**Data shown:**
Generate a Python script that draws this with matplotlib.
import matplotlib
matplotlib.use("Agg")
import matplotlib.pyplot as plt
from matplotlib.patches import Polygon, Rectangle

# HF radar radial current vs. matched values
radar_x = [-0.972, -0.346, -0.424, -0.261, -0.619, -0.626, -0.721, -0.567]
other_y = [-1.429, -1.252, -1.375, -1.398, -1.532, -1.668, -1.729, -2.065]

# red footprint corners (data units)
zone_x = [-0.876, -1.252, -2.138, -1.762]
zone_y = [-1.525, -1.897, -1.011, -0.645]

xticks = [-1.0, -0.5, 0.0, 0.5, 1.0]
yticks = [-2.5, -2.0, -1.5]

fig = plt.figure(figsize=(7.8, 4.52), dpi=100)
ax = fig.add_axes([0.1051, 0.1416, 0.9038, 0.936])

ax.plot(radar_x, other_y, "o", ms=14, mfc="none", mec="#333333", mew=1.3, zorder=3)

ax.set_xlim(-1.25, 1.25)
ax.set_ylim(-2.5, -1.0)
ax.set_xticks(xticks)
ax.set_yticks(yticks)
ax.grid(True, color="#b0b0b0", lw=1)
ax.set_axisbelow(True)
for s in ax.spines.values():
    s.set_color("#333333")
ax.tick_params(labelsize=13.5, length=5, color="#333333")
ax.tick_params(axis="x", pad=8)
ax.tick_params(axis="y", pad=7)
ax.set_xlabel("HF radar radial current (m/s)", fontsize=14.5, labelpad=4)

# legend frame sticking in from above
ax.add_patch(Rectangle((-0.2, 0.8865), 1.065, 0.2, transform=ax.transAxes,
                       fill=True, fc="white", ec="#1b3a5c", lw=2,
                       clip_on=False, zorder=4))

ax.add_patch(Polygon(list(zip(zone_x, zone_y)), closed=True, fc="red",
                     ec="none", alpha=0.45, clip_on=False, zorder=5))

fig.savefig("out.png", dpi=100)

**Task to carry out:** Your task is to quote the lines above, beginning with the first and ending with the one that holds "from matplotlib.patches import".

**Exercise answer:**
Generate a Python script that draws this with matplotlib.
import matplotlib
matplotlib.use("Agg")
import matplotlib.pyplot as plt
from matplotlib.patches import Polygon, Rectangle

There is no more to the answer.